Porcelain vessels of this type were most likely potted in Jingdezhen, Jiangxi province—the primary centre for imperial ceramics—and subsequently decorated in Guangzhou (Canton), where famille-rose enamels were refined for the export trade. The form, derived from archaistic bronze censers (gui), first appeared in Chinese porcelain in the 1720s. An inscribed example dated 1734 identifies it explicitly as a censer, though many were adapted to suit the tastes and functions of European patrons.

 

While large bowls of this kind were originally used for housing ornamental fish, the present pair’s floral interior decoration and European mounts indicate their likely reinterpretation in the West—as jardinières, wine coolers, or cisterns.

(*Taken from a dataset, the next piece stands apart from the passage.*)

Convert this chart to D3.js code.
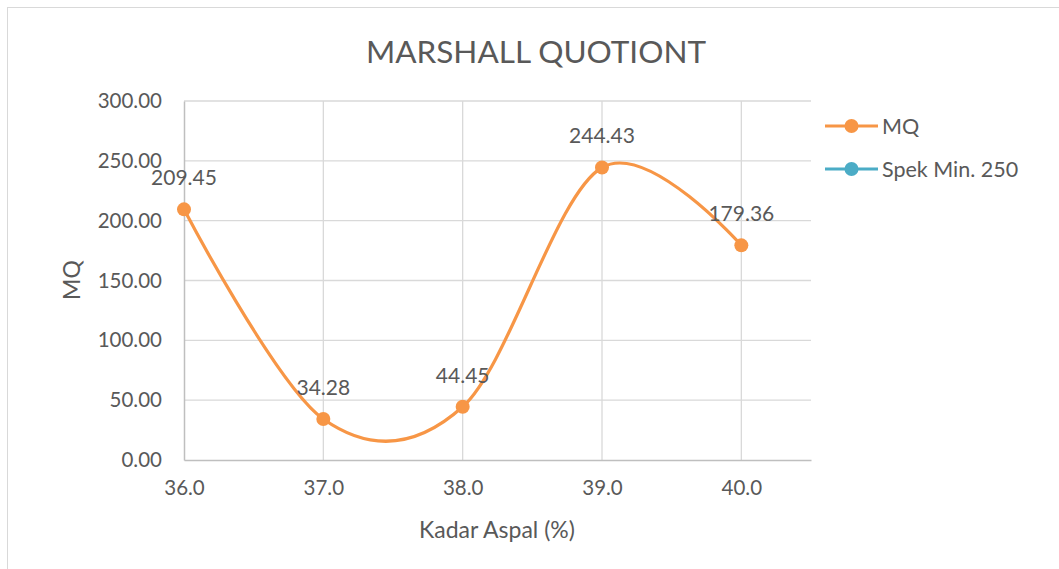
<!DOCTYPE html>
<html>
<head>
<meta charset="utf-8">
<script src="https://cdn.jsdelivr.net/npm/d3@7"></script>
<style>
  body { margin: 0; background: #fff; }
  svg text { font-family: Lato, "Open Sans", sans-serif; fill: #595959; }
</style>
</head>
<body>
<svg id="chart" width="1059" height="569"></svg>
<script>
const kadarAspal = [36.0, 37.0, 38.0, 39.0, 40.0];
const mqValues = [209.45, 34.28, 44.45, 244.43, 179.36];
// second series is only in the legend, no points visible
const spekValues = [];
const yTicks = [0, 50, 100, 150, 200, 250, 300];
const xTicks = [36, 37, 38, 39, 40];
const seriesNames = ["MQ", "Spek Min. 250"];

const svg = d3.select("#chart");
const margin = {top: 101, right: 248, bottom: 109, left: 184};
const width = 1059 - margin.left - margin.right;
const height = 569 - margin.top - margin.bottom;

const orange = "#F79646";
const blue = "#4BACC6";

// chart border
svg.append("rect")
  .attr("x", 7.5).attr("y", 7.5)
  .attr("width", 1070).attr("height", 580)
  .attr("fill", "none").attr("stroke", "#d9d9d9");

const g = svg.append("g").attr("transform", `translate(${margin.left},${margin.top})`);

const x = d3.scaleLinear().domain([36, 40.5]).range([0, width]);
const y = d3.scaleLinear().domain([0, 300]).range([height, 0]);

// gridlines
g.selectAll(".hgrid").data(yTicks.slice(1)).enter().append("line")
  .attr("x1", 0).attr("x2", width)
  .attr("y1", d => y(d)).attr("y2", d => y(d))
  .attr("stroke", "#d9d9d9").attr("stroke-width", 1.3);

g.selectAll(".vgrid").data(xTicks.slice(1)).enter().append("line")
  .attr("x1", d => x(d)).attr("x2", d => x(d))
  .attr("y1", 0).attr("y2", height)
  .attr("stroke", "#d9d9d9").attr("stroke-width", 1.3);

// axes
const xAxis = g.append("g")
  .attr("transform", `translate(0,${height})`)
  .call(d3.axisBottom(x).tickValues(xTicks).tickFormat(d3.format(".1f")).tickSize(0).tickPadding(20));
xAxis.select(".domain").attr("stroke", "#bfbfbf").attr("stroke-width", 1.5);
xAxis.selectAll("text").style("font-size", "20.5px");

const yAxis = g.append("g")
  .call(d3.axisLeft(y).tickValues(yTicks).tickFormat(d3.format(".2f")).tickSize(0).tickPadding(22));
yAxis.select(".domain").attr("stroke", "#bfbfbf").attr("stroke-width", 1.5);
yAxis.selectAll("text").style("font-size", "20.5px");

// line
const line = d3.line()
  .x((d, i) => x(kadarAspal[i]))
  .y(d => y(d))
  .curve(d3.curveCardinal.tension(0));

g.append("path")
  .datum(mqValues)
  .attr("fill", "none")
  .attr("stroke", orange)
  .attr("stroke-width", 3.2)
  .attr("d", line);

g.selectAll(".dot").data(mqValues).enter().append("circle")
  .attr("cx", (d, i) => x(kadarAspal[i]))
  .attr("cy", d => y(d))
  .attr("r", 7)
  .attr("fill", orange);

g.selectAll(".lbl").data(mqValues).enter().append("text")
  .attr("x", (d, i) => x(kadarAspal[i]))
  .attr("y", d => y(d) - 24)
  .attr("text-anchor", "middle")
  .style("font-size", "21px")
  .text(d => d3.format(".2f")(d));

g.append("path")
  .datum(spekValues)
  .attr("fill", "none")
  .attr("stroke", blue)
  .attr("stroke-width", 3.2)
  .attr("d", line);

// title
svg.append("text")
  .attr("x", 536).attr("y", 63)
  .attr("text-anchor", "middle")
  .style("font-size", "31.5px")
  .text("MARSHALL QUOTIONT");

// axis titles
svg.append("text")
  .attr("x", 497).attr("y", 538)
  .attr("text-anchor", "middle")
  .style("font-size", "23px")
  .text("Kadar Aspal (%)");

svg.append("text")
  .attr("transform", "translate(80,280) rotate(-90)")
  .attr("text-anchor", "middle")
  .style("font-size", "23px")
  .text("MQ");

// legend
const legend = svg.append("g").attr("transform", "translate(825,126)");
const colors = [orange, blue];
const item = legend.selectAll(".item").data(seriesNames).enter().append("g")
  .attr("transform", (d, i) => `translate(0,${i * 43})`);
item.append("line")
  .attr("x1", 0).attr("x2", 53)
  .attr("stroke", (d, i) => colors[i]).attr("stroke-width", 3.2);
item.append("circle")
  .attr("cx", 26.5).attr("r", 7)
  .attr("fill", (d, i) => colors[i]);
item.append("text")
  .attr("x", 57).attr("y", 8)
  .style("font-size", "21.5px")
  .text(d => d);
</script>
</body>
</html>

This repurposing mirrored European cisterns in silver or porcelain, often similarly fitted with drop-ring handles and displayed in pairs on stands.

 

Examples of related use and form can be found in several prominent European collections:

– A pair with similar peony decoration is in the White Sea Hall, Royal Palace, Stockholm.

– Another pair resides in the state apartments of the Royal Palace, Turin.

– A related bowl at Wallington Hall, Northumberland—described in 1769 by Arthur Young as a “noble china cistern”—features identical lion-mask handles and closely comparable decoration (fig. 1).

– Sir Philip Sassoon owned a comparable bowl with butterflies and floral sprays, illustrated in George C. Williamson, The Book of Famille Rose, Tokyo, 1970, pl. LIII.

– Another example remains at Blickling Hall, Norfolk.

 

The bowls’ association with goldfish culture in 18th-century England is also notable. Goldfish were first recorded in Britain in 1691 but imported more routinely from the 1730s, often via private trade. Charles Lennox, 2nd Duke of Richmond, is known to have housed goldfish in a Chinese vessel at Goodwood, and Horace Walpole bred goldfish at Strawberry Hill. The Goodwood bowls (fig. 2), which remain in situ, bear close comparison to the present pair.

 

Over time, such vessels often evolved in function: the Wallington cistern was repurposed as a jardinière by the Trevelyans in the early 19th century and later filled with water again in the 1920s to entertain children—testament to the enduring versatility and appeal of these hybrid objects.

 

These bowls are superb examples of the technical brilliance and decorative refinement achieved during the Yongzheng reign. The evenness of the glaze, the delicate yet confident brushwork, and the crispness of the applied masks all attest to the exceptional standards of production at Jingdezhen during the early Qing period. The colour palette—dominated by soft turquoise, deep rose pinks, and finely shaded greens—is particularly pleasing, achieving both harmony and vibrancy in a manner characteristic of the finest famille-rose decoration. In both scale and condition, this pair represents an extremely rare survival, made all the more striking by their grand European mounts.

 

São Schlumberger

 

The pair belonged to the celebrated collector and patron São Schlumberger (1929–2007), wife of oil magnate Pierre Schlumberger. The couple’s Paris home, the Hôtel de Luzy on the rue Férou, was among the most spectacular salons of its day. Designed by Pierre Barde, Valerian Rybar, and Daigres in a heady mix of classical and contemporary styles, it became a landmark of cosmopolitan opulence.

 

Mrs Schlumberger had a particular appreciation for large-scale Chinese porcelain and owned multiple pairs of famille-rose fish bowls. A different pair is visible in a photograph of her Avenue Charles Floquet apartment by Eric Bowman, published in Vanity Fair (“The Wow of São,” October 2010), where they appear amidst a theatrical display of furniture and objects that exemplified her signature taste.